1. Determine if String Halves Are Alike

You are given a string s of even length. Split this string into two halves of equal lengths, and determine if these halves are alike.

Two strings are considered alike if they have the same number of vowels (‘a’, ‘e’, ‘i’, ‘o’, ‘u’, ‘A’, ‘E’, ‘I’, ‘O’, ‘U’). Notice that s contains uppercase and lowercase letters.

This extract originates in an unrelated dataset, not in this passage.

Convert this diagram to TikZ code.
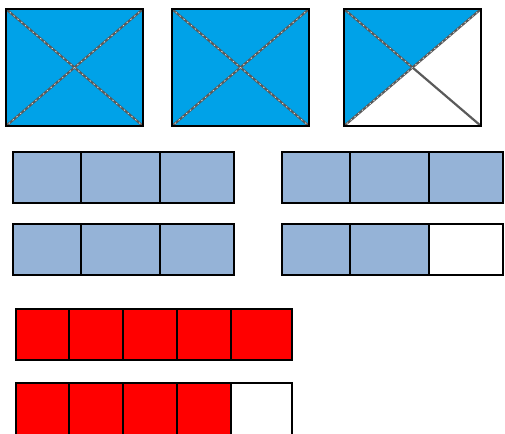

Return true if the two halves of the string are alike; otherwise, return false.

Example

• Example 1:
  • Input: s = "book"
  • Output: true
  • Explanation: "bo" and "ok" each have 1 vowel. Therefore, they are alike.
• Example 2:
  • Input: s = "text"
  • Output: false
  • Explanation: "te" has 1 vowel, "xt" has 0 vowels. Therefore, they are not alike.

Constraints

• 2 <= s.length <= 1000
• s.length is even.
• s consists of uppercase and lowercase letters.

Clarifying Questions

1. Should only English alphabets be considered, and no special characters or numbers?
   • Yes, the string consists of uppercase and lowercase English letters only.
2. Would the string always be of even length as mentioned in the constraints?
   • Yes, the string s will always have an even length.

Strategy

1. Identify Vowels: Create a set of characters representing the vowels (both uppercase and lowercase).
2. Split the String: Split the string s into two halves.
3. Count Vowels: Count the number of vowels in both halves of the string.
4. Compare the Counts: Compare the vowel counts of the two halves.
5. Return Result: Return true if the counts are equal, otherwise return false.

Code

#include <iostream>
#include <unordered_set>
#include <cctype>

bool halvesAreAlike(std::string s) {
    std::unordered_set<char> vowels = {'a', 'e', 'i', 'o', 'u', 'A', 'E', 'I', 'O', 'U'};
    
    int n = s.length();
    int half = n / 2;
    int count1 = 0, count2 = 0;
    
    for (int i = 0; i < half; ++i) {
        if (vowels.count(s[i])) ++count1;
        if (vowels.count(s[half + i])) ++count2;
    }
    
    return count1 == count2;
}

int main() {
    std::string s1 = "book";
    std::string s2 = "text";
    std::cout << std::boolalpha << halvesAreAlike(s1) << std::endl;  // Output: true
    std::cout << std::boolalpha << halvesAreAlike(s2) << std::endl;  // Output: false
    return 0;
}

Time Complexity

The time complexity of this solution is O(n), where n is the length of the string. This is because we need to iterate through each character of the string once.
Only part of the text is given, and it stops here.